# AIM OF THE TASK
Copy the records below exactly, leaving out every picture.

— START DATA FOR THIS TASK —

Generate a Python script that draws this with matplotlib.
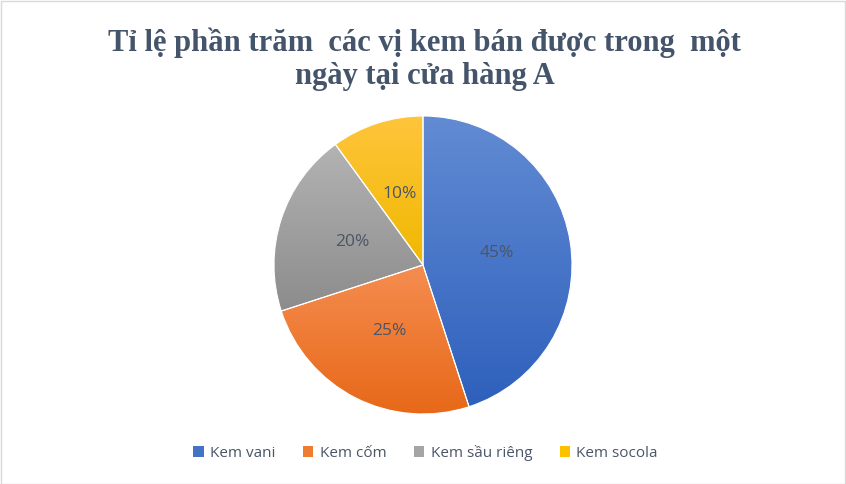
import numpy as np
import matplotlib.pyplot as plt
from matplotlib.colors import LinearSegmentedColormap
from matplotlib.patches import Rectangle

# dữ liệu
labels = ["Kem vani", "Kem cốm", "Kem sầu riêng", "Kem socola"]
values = [45, 25, 20, 10]
# màu gradient (trên, dưới) cho từng lát
top_colors = ["#628BD3", "#F58D50", "#B3B3B3", "#FFC53C"]
bottom_colors = ["#2E60BC", "#E76818", "#8C8C8C", "#F0B800"]
mid_colors = ["#4472C4", "#ED7D31", "#A5A5A5", "#FFC000"]

title = "Tỉ lệ phần trăm  các vị kem bán được trong  một\nngày tại cửa hàng A"
text_color = "#44546A"
label_color = "#4A5568"

fig = plt.figure(figsize=(8.46, 4.84), dpi=100)
fig.patch.set_facecolor("white")

# khung viền xám quanh hình
fig.patches.append(Rectangle((0.001, 0.001), 0.998, 0.997, transform=fig.transFigure,
                             fill=False, edgecolor="#D9D9D9", linewidth=1.0))

cx, cy = 423 / 846, 1 - 265 / 484
rx, ry = 149 / 846, 149 / 484
ax = fig.add_axes([cx - rx, cy - ry, 2 * rx, 2 * ry])

wedges, texts, autotexts = ax.pie(
    values, colors=mid_colors, startangle=90, counterclock=False,
    autopct="%1.0f%%", pctdistance=0.5,
    wedgeprops=dict(edgecolor="white", linewidth=0.8),
    textprops=dict(color=label_color, fontsize=12.5, family="Open Sans"))

# tô gradient dọc trong từng lát
for w, c1, c2 in zip(wedges, top_colors, bottom_colors):
    bb = w.get_path().get_extents(w.get_patch_transform())
    cmap = LinearSegmentedColormap.from_list("g", [c2, c1])
    grad = np.linspace(0, 1, 256).reshape(-1, 1)
    im = ax.imshow(grad, cmap=cmap, origin="lower", aspect="auto",
                   extent=[bb.x0, bb.x1, bb.y0, bb.y1], zorder=w.get_zorder() - 0.5)
    im.set_clip_path(w)
    w.set_facecolor("none")
ax.set_xlim(-1, 1)
ax.set_ylim(-1, 1)
for t in autotexts:
    t.set_zorder(5)

# tiêu đề
fig.text(0.502, 0.877, title, ha="center", va="center", fontsize=22,
         fontweight="bold", family="Liberation Serif", color=text_color,
         linespacing=1.2)

# chú giải
handles = [Rectangle((0, 0), 1, 1, facecolor=c) for c in mid_colors]
fig.legend(handles, labels, loc="center", bbox_to_anchor=(0.503, 0.064), ncol=4,
           frameon=False, handlelength=0.7, handleheight=0.7, handletextpad=0.4,
           columnspacing=1.8, prop=dict(family="Open Sans", size=11),
           labelcolor=label_color)

fig.savefig("out.png", dpi=100)
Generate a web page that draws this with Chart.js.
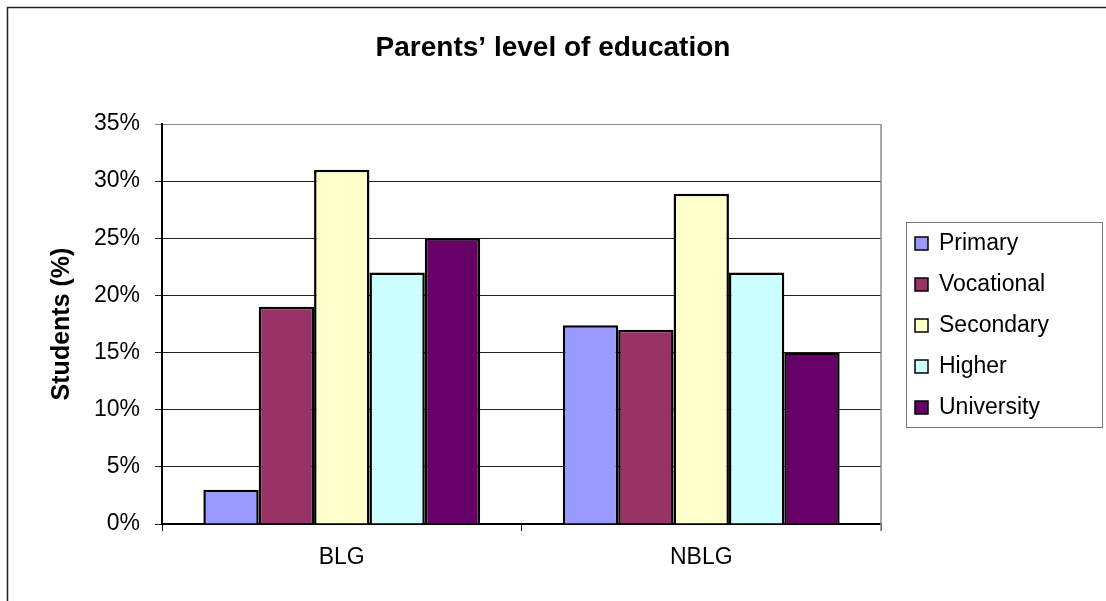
<!DOCTYPE html>
<html>
<head>
<meta charset="utf-8">
<title>Parents’ level of education</title>
<script src="https://cdn.jsdelivr.net/npm/chart.js@4.4.1/dist/chart.umd.min.js"></script>
<style>
  html, body { margin: 0; padding: 0; background: #fff; }
  #wrap { width: 1106px; height: 601px; }
</style>
</head>
<body>
<div id="wrap"><canvas id="eduChart" width="1106" height="601"></canvas></div>
<script>
// groups on the x axis
const groups = ['BLG', 'NBLG'];

// share of students per parents' education level (%)
const primary    = [3, 17.4];
const vocational = [19, 17];
const secondary  = [31, 28.9];
const higher     = [22, 22];
const university = [25, 15];

const seriesNames = ['Primary', 'Vocational', 'Secondary', 'Higher', 'University'];
const seriesColors = ['#9999FF', '#993366', '#FFFFCC', '#CCFFFF', '#660066'];
const yTicks = [0, 5, 10, 15, 20, 25, 30, 35];

const FONT = '"Liberation Sans", Arial, sans-serif';

// white page, outer frame, title, plot border and boxed legend
const decorations = {
    id: 'decorations',
    beforeDraw(chart) {
        const c = chart.ctx;
        c.save();
        c.fillStyle = '#fff';
        c.fillRect(0, 0, chart.width, chart.height);
        c.strokeStyle = '#222';
        c.lineWidth = 1.5;
        c.strokeRect(7.5, 7.5, chart.width + 20, chart.height + 20);
        c.restore();
    },
    afterDraw(chart) {
        const c = chart.ctx;
        const a = chart.chartArea;
        c.save();

        // right edge of the plot area
        c.strokeStyle = '#8a8a8a';
        c.lineWidth = 1.5;
        c.beginPath();
        c.moveTo(a.right, a.top);
        c.lineTo(a.right, a.bottom + 7);
        c.stroke();

        // title
        c.fillStyle = '#000';
        c.font = 'bold 28px ' + FONT;
        c.textAlign = 'center';
        c.textBaseline = 'alphabetic';
        c.fillText('Parents’ level of education', 553, 56);

        // legend
        const lx = 906, ly = 222, lw = 196, lh = 205;
        c.strokeStyle = '#777';
        c.lineWidth = 1;
        c.strokeRect(lx + 0.5, ly + 0.5, lw, lh);
        c.font = '23px ' + FONT;
        c.textAlign = 'left';
        c.textBaseline = 'middle';
        chart.data.datasets.forEach((ds, i) => {
            const cy = 243 + i * 41;
            c.fillStyle = ds.backgroundColor;
            c.fillRect(915, cy - 6, 13, 13);
            c.strokeStyle = '#000';
            c.lineWidth = 1.5;
            c.strokeRect(915, cy - 6, 13, 13);
            c.fillStyle = '#000';
            c.fillText(ds.label, 939, cy + 1);
        });
        c.restore();
    }
};

const seriesValues = [primary, vocational, secondary, higher, university];

new Chart(document.getElementById('eduChart'), {
    type: 'bar',
    data: {
        labels: groups,
        datasets: seriesNames.map((name, i) => ({
            label: name,
            data: seriesValues[i],
            backgroundColor: seriesColors[i],
            borderColor: '#000',
            borderWidth: 2.5,
            categoryPercentage: 0.77,
            barPercentage: 1.0
        }))
    },
    options: {
        responsive: false,
        animation: false,
        layout: { padding: { left: 0, top: 124, right: 225, bottom: 0 } },
        plugins: {
            legend: { display: false },
            title: { display: false },
            tooltip: { enabled: false }
        },
        scales: {
            x: {
                offset: true,
                grid: {
                    offset: true,
                    drawOnChartArea: false,
                    drawTicks: true,
                    tickLength: 7,
                    color: '#000'
                },
                border: { color: '#000', width: 2 },
                ticks: {
                    color: '#000',
                    padding: 13,
                    font: { family: FONT, size: 23 }
                },
                afterFit(scale) { scale.height = 77; }
            },
            y: {
                min: 0,
                max: 35,
                afterBuildTicks(scale) { scale.ticks = yTicks.map(v => ({ value: v })); },
                grid: {
                    color: ctx => (ctx.tick && ctx.tick.value === 35 ? '#8a8a8a' : '#222'),
                    lineWidth: 1,
                    tickLength: 7
                },
                border: { color: '#000', width: 2 },
                ticks: {
                    color: '#000',
                    padding: 15,
                    font: { family: FONT, size: 23 },
                    callback: v => v + '%'
                },
                title: {
                    display: true,
                    text: 'Students (%)',
                    color: '#000',
                    font: { family: FONT, size: 25, weight: 'bold' },
                    padding: { top: 47, bottom: 0 }
                },
                afterFit(scale) { scale.width = 162; }
            }
        }
    },
    plugins: [decorations]
});
</script>
</body>
</html>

— END DATA FOR THIS TASK —

# COMPLETE ANSWER
Generate a Python script that draws this with matplotlib.
import numpy as np
import matplotlib.pyplot as plt
from matplotlib.colors import LinearSegmentedColormap
from matplotlib.patches import Rectangle

# dữ liệu
labels = ["Kem vani", "Kem cốm", "Kem sầu riêng", "Kem socola"]
values = [45, 25, 20, 10]
# màu gradient (trên, dưới) cho từng lát
top_colors = ["#628BD3", "#F58D50", "#B3B3B3", "#FFC53C"]
bottom_colors = ["#2E60BC", "#E76818", "#8C8C8C", "#F0B800"]
mid_colors = ["#4472C4", "#ED7D31", "#A5A5A5", "#FFC000"]

title = "Tỉ lệ phần trăm  các vị kem bán được trong  một\nngày tại cửa hàng A"
text_color = "#44546A"
label_color = "#4A5568"

fig = plt.figure(figsize=(8.46, 4.84), dpi=100)
fig.patch.set_facecolor("white")

# khung viền xám quanh hình
fig.patches.append(Rectangle((0.001, 0.001), 0.998, 0.997, transform=fig.transFigure,
                             fill=False, edgecolor="#D9D9D9", linewidth=1.0))

cx, cy = 423 / 846, 1 - 265 / 484
rx, ry = 149 / 846, 149 / 484
ax = fig.add_axes([cx - rx, cy - ry, 2 * rx, 2 * ry])

wedges, texts, autotexts = ax.pie(
    values, colors=mid_colors, startangle=90, counterclock=False,
    autopct="%1.0f%%", pctdistance=0.5,
    wedgeprops=dict(edgecolor="white", linewidth=0.8),
    textprops=dict(color=label_color, fontsize=12.5, family="Open Sans"))

# tô gradient dọc trong từng lát
for w, c1, c2 in zip(wedges, top_colors, bottom_colors):
    bb = w.get_path().get_extents(w.get_patch_transform())
    cmap = LinearSegmentedColormap.from_list("g", [c2, c1])
    grad = np.linspace(0, 1, 256).reshape(-1, 1)
    im = ax.imshow(grad, cmap=cmap, origin="lower", aspect="auto",
                   extent=[bb.x0, bb.x1, bb.y0, bb.y1], zorder=w.get_zorder() - 0.5)
    im.set_clip_path(w)
    w.set_facecolor("none")
ax.set_xlim(-1, 1)
ax.set_ylim(-1, 1)
for t in autotexts:
    t.set_zorder(5)

# tiêu đề
fig.text(0.502, 0.877, title, ha="center", va="center", fontsize=22,
         fontweight="bold", family="Liberation Serif", color=text_color,
         linespacing=1.2)

# chú giải
handles = [Rectangle((0, 0), 1, 1, facecolor=c) for c in mid_colors]
fig.legend(handles, labels, loc="center", bbox_to_anchor=(0.503, 0.064), ncol=4,
           frameon=False, handlelength=0.7, handleheight=0.7, handletextpad=0.4,
           columnspacing=1.8, prop=dict(family="Open Sans", size=11),
           labelcolor=label_color)

fig.savefig("out.png", dpi=100)
Generate a web page that draws this with Chart.js.
<!DOCTYPE html>
<html>
<head>
<meta charset="utf-8">
<title>Parents’ level of education</title>
<script src="https://cdn.jsdelivr.net/npm/chart.js@4.4.1/dist/chart.umd.min.js"></script>
<style>
  html, body { margin: 0; padding: 0; background: #fff; }
  #wrap { width: 1106px; height: 601px; }
</style>
</head>
<body>
<div id="wrap"><canvas id="eduChart" width="1106" height="601"></canvas></div>
<script>
// groups on the x axis
const groups = ['BLG', 'NBLG'];

// share of students per parents' education level (%)
const primary    = [3, 17.4];
const vocational = [19, 17];
const secondary  = [31, 28.9];
const higher     = [22, 22];
const university = [25, 15];

const seriesNames = ['Primary', 'Vocational', 'Secondary', 'Higher', 'University'];
const seriesColors = ['#9999FF', '#993366', '#FFFFCC', '#CCFFFF', '#660066'];
const yTicks = [0, 5, 10, 15, 20, 25, 30, 35];

const FONT = '"Liberation Sans", Arial, sans-serif';

// white page, outer frame, title, plot border and boxed legend
const decorations = {
    id: 'decorations',
    beforeDraw(chart) {
        const c = chart.ctx;
        c.save();
        c.fillStyle = '#fff';
        c.fillRect(0, 0, chart.width, chart.height);
        c.strokeStyle = '#222';
        c.lineWidth = 1.5;
        c.strokeRect(7.5, 7.5, chart.width + 20, chart.height + 20);
        c.restore();
    },
    afterDraw(chart) {
        const c = chart.ctx;
        const a = chart.chartArea;
        c.save();

        // right edge of the plot area
        c.strokeStyle = '#8a8a8a';
        c.lineWidth = 1.5;
        c.beginPath();
        c.moveTo(a.right, a.top);
        c.lineTo(a.right, a.bottom + 7);
        c.stroke();

        // title
        c.fillStyle = '#000';
        c.font = 'bold 28px ' + FONT;
        c.textAlign = 'center';
        c.textBaseline = 'alphabetic';
        c.fillText('Parents’ level of education', 553, 56);

        // legend
        const lx = 906, ly = 222, lw = 196, lh = 205;
        c.strokeStyle = '#777';
        c.lineWidth = 1;
        c.strokeRect(lx + 0.5, ly + 0.5, lw, lh);
        c.font = '23px ' + FONT;
        c.textAlign = 'left';
        c.textBaseline = 'middle';
        chart.data.datasets.forEach((ds, i) => {
            const cy = 243 + i * 41;
            c.fillStyle = ds.backgroundColor;
            c.fillRect(915, cy - 6, 13, 13);
            c.strokeStyle = '#000';
            c.lineWidth = 1.5;
            c.strokeRect(915, cy - 6, 13, 13);
            c.fillStyle = '#000';
            c.fillText(ds.label, 939, cy + 1);
        });
        c.restore();
    }
};

const seriesValues = [primary, vocational, secondary, higher, university];

new Chart(document.getElementById('eduChart'), {
    type: 'bar',
    data: {
        labels: groups,
        datasets: seriesNames.map((name, i) => ({
            label: name,
            data: seriesValues[i],
            backgroundColor: seriesColors[i],
            borderColor: '#000',
            borderWidth: 2.5,
            categoryPercentage: 0.77,
            barPercentage: 1.0
        }))
    },
    options: {
        responsive: false,
        animation: false,
        layout: { padding: { left: 0, top: 124, right: 225, bottom: 0 } },
        plugins: {
            legend: { display: false },
            title: { display: false },
            tooltip: { enabled: false }
        },
        scales: {
            x: {
                offset: true,
                grid: {
                    offset: true,
                    drawOnChartArea: false,
                    drawTicks: true,
                    tickLength: 7,
                    color: '#000'
                },
                border: { color: '#000', width: 2 },
                ticks: {
                    color: '#000',
                    padding: 13,
                    font: { family: FONT, size: 23 }
                },
                afterFit(scale) { scale.height = 77; }
            },
            y: {
                min: 0,
                max: 35,
                afterBuildTicks(scale) { scale.ticks = yTicks.map(v => ({ value: v })); },
                grid: {
                    color: ctx => (ctx.tick && ctx.tick.value === 35 ? '#8a8a8a' : '#222'),
                    lineWidth: 1,
                    tickLength: 7
                },
                border: { color: '#000', width: 2 },
                ticks: {
                    color: '#000',
                    padding: 15,
                    font: { family: FONT, size: 23 },
                    callback: v => v + '%'
                },
                title: {
                    display: true,
                    text: 'Students (%)',
                    color: '#000',
                    font: { family: FONT, size: 25, weight: 'bold' },
                    padding: { top: 47, bottom: 0 }
                },
                afterFit(scale) { scale.width = 162; }
            }
        }
    },
    plugins: [decorations]
});
</script>
</body>
</html>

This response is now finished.